BOSTON – There are few guarantees when it comes to the NBA and the Boston Celtics, but one thing’s for certain: change is going to come next season.

This is especially true for the Celtics whose season ended with a 104-92 Game 6 loss to the Atlanta Hawks, sending the C’s home for the season with a second straight first-round exit.

“That’s just the business of the NBA,” said Isaiah Thomas who had a double-double of 25 points and 10 assists which were both game highs on Thursday. “One thing I do know, I ride with these guys until the wheels fall off; I mean this was a special group.”

But whether they stay together remains to be seen.

Among those who could be on the move is Evan Turner, an unrestricted free agent this summer.

He will be among the more heavily pursued Celtics this summer, in large part because of his versatility as both a playmaker and scoring guard off the bench.

Several teams will come hard after Turner, among them being the New York Knicks and the Orlando Magic who are desperate to add talented, proven veterans to their young rosters.

The second year of Jonas Jerebko’s contract becomes fully guaranteed if he’s still on the roster after July 3. Considering the way he played in the postseason as well as his steady presence during the regular season, the Celtics are more than likely to keep him around for next season.

Boston has a pair of restricted free agents in Tyler Zeller and Jared Sullinger. It is unclear what the Celtics will do with them because it remains to be seen what type of offers (if any) they receive from another team.

“This season didn’t go exactly how I would have wanted it to,” Zeller told CSNNE.com. “But I like it here, I like the coaching staff and the players.
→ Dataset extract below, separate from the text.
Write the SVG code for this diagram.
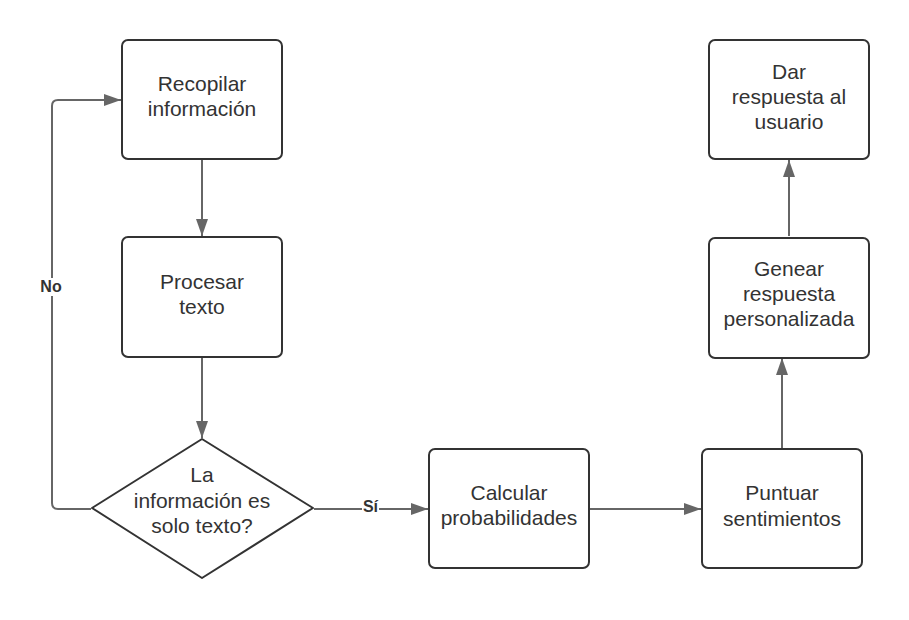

So we’ll see what happens this summer. But yeah, I’m definitely open to the idea of coming back next season.”

There’s a certain amount of uncertainty surrounding Amir Johnson who could potentially become a free agent this summer if the Celtics decline to pick up the second year on his contract which is worth $12 million.

When I asked Johnson if he felt he had done enough to have to his second year picked up by the Celtics he told CSNNE.com, “I hope so.”

Johnson added, “We never quit even when we were down big at the end of the game. I feel there’s stuff we can clean up and be better, from the coaching staff to the players to the front office. But there’s something about this team, we don’t have no quit in us. I feel like we can definitely go far if we just put the right pieces together.”

And as far as his future in Boston, “I definitely want to here.”

Only time will tell just how many of Boston’s potential free agents will be riding with the Green Team next season, or be swept away and wind up on another roster in what will surely be an offseason of change.